You've probably heard of the Fortune Cookie game – add 'in bed' to the end of any fortune from a cookie to make it more exciting. Well, I'm hoping that my love of books and beautiful writing will help me cope with chronic migraines.

Sunday 8 December 2013

'The migraine is its own place, and in itself can make a heaven of hell, a hell of heaven.' – Paradise Lost by John Milton)

Yesterday was a good day for me migraine-wise, even though I had one. It was prophesied from the moment I woke up by that cruel trick of the migraine: feeling great. This is a new symptom that I didn't know about until my chiropractor pointed it out a few months ago. Before many of my migraines hit, I feel manic, like I can do anything, totally unstoppable. I think it's sadistically ironic that this euphoric feeling comes before all hell breaks loose brain-wise. I'm slowly learning to tell the difference between feeling unnaturally wonderful and feeling normally healthy. I missed the signal yesterday, but the bonus was that I enjoyed a day out and about with my husband on a mini-roadtrip.

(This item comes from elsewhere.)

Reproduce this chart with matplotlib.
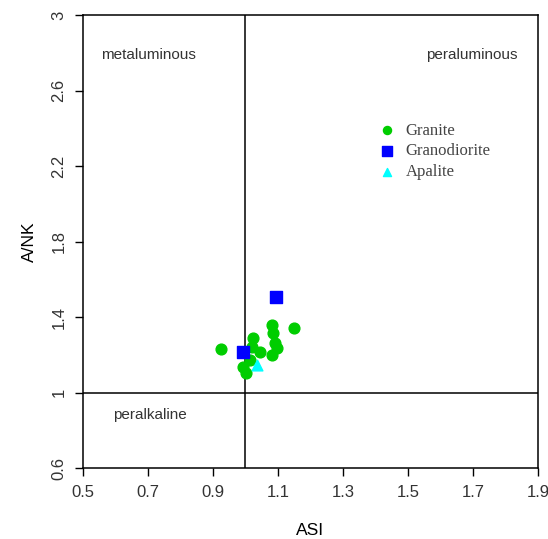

Before we left, I spent some time on Huffington Post researching news about migraines, watching interviews with fellow migraineurs and reading about surprising triggers. This was unexpectedly useful. The ladies in the interview, particularly Nancy Girvin, told similar stories to mine. I don't like to wallow and I'm naturally optimistic, but this reminded me that sometimes it is good to commiserate. None of my friends or family experience chronic migraines. They are wonderfully sympathetic and tolerant when I get one, but it's not the same as listening or talking to someone who goes through them.

On Huffington Post I also found an article about '10 Surprising Culprits'. I don't know why, but I compulsively read these types of lists of triggers. Maybe I'm searching for the something I'm missing that I could avoid to be miraculously cured. (Did I mention I'm an unrealistic optimist?) Several of the items of the Huffington Post list validated triggers I already knew for myself, but have never seen mentioned anywhere else. It was nice to have my wheat allergy validated (first time ever). Unfortunately the other triggers mentioned were unavoidables: rain (I've known for a while that stormy weather makes me more prone to migraines), oestrogen (I like being a woman) and other people's strong perfume or loud noises (makes sense, I will deal with this later).

To cap off my great day of driving and discoveries, I got a migraine. I was making dinner and some of the cauliflower fell out of my hand on the way to the pot. Then the onions leapt off the counter. Next I noticed that I felt like I was losing my mind. I think I tell myself that when I feel the weird migraine disassociation coming on. At that point I took a Maxalt wafer. Afterwards, I felt so calm, mindful and at peace. In the new year I'll have to see if I can get similar positive effects without the pharmaceuticals.